According to the country’s mining minister Sudirman Said, the review of the metal exports rule is part of a wider revision of the 2009 mining law that led to the export edicts and other regulations, Reuters reports.
Indonesia imposed the polemic ban on metal ore exports in early 2014, in an attempt to improve returns on resources shipped out of the country by developing smelters that would add value to resources and create jobs.
But the curbs cost billions of dollars in lost revenue to the nation, which is southeast Asia’s largest economy and — at the time — a top nickel ore exporter and a major supplier of bauxite.
The ban has also been a bone of contention between the government and companies operating in the country, which include Phoenix-based Freeport-McMoRan Copper & Gold (NYSE:FCX) who operates the world’s fourth largest copper mine at Grasberg in the West Papua province, and Denver’s Newmont Mining Corp. (NYSE:NEM). Together the two U.S. miners account for 97% of Indonesia’s copper exports.
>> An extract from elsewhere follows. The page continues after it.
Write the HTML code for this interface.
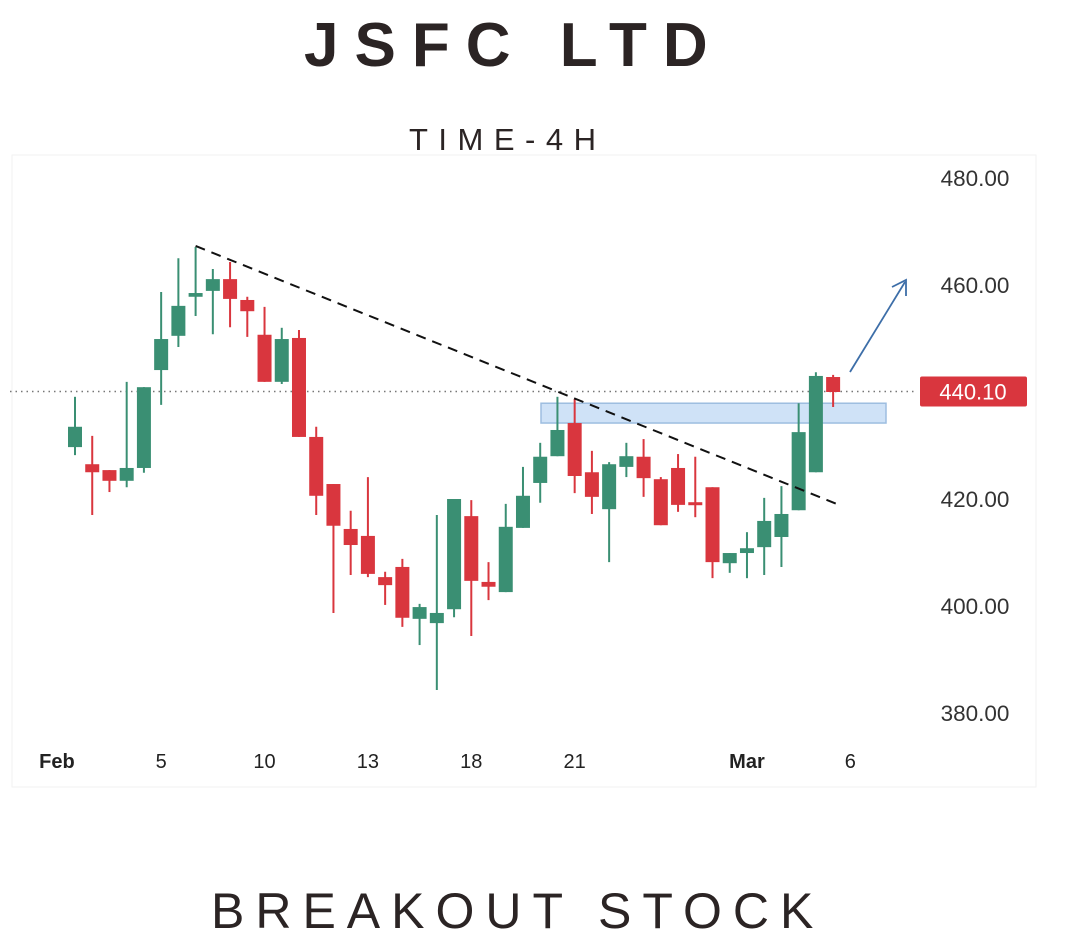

The withdrawal of the ban would be a serious setback for these companies, as they were forced — against their will and existing contracts — to comply with the regulation and to develop smelting facilities.
2 Comments
geosteff
Any nation that wants to include downstream processing of commodities will set itself up for continued prosperity. As long as the governments and mining corporations can jointly set up adequate legal and physical infrastructure to promote refining and manufacturing, mining companies will enhance their social license to operate and ultimate long term profitability. Their are 2 possible issues that have made the Indonesian scenario more difficult for all parties: 1. Neither the large mining companies or the government made plans to develop smelters when starting up operations 15-20 years ago; 2. The Indonesian government acted hastily in an unrealistic manner by imposing a ban on unrefined products. It’s a lesson all large mining corporations should learn when operating in under-developed nations. If any one of the iron ore majors had set up a coastal steelworks in the Gulf of Guinea region in Africa already, there would be flourishing iron mines operating in at at least one or 2 of the surrounding nations (RoC, Gabon, Cameroon, Nigeria? Guinea?). Having worked in the DRC and seen how that no value is added to unrefined copper matte and cobalt for the past 50+ years since independence, it is not hard to understand why such countries remain poor. Now the cost and risks of setting up or restoring adequate electricity, rail and other infrastructure in an environment of low commodity prices, impatient investors, political instability, a poverty-mindset and self-centred government deter potential investors. We have to learn to “strike while the iron is hot” and look beyond the next dividend. Ask Rio Tinto, Anglo American, Freeport and BHP what they think now!
Dayal Divyanshu
If 2017 is anticipated as recovery of commodity cycle, then its a wrong decision for future of Indonesia. There aren’t many takers in market if this decision is to attract investment now. This might also be a strategy to get an investment commitment now and then change later. The companies will have no way to exit.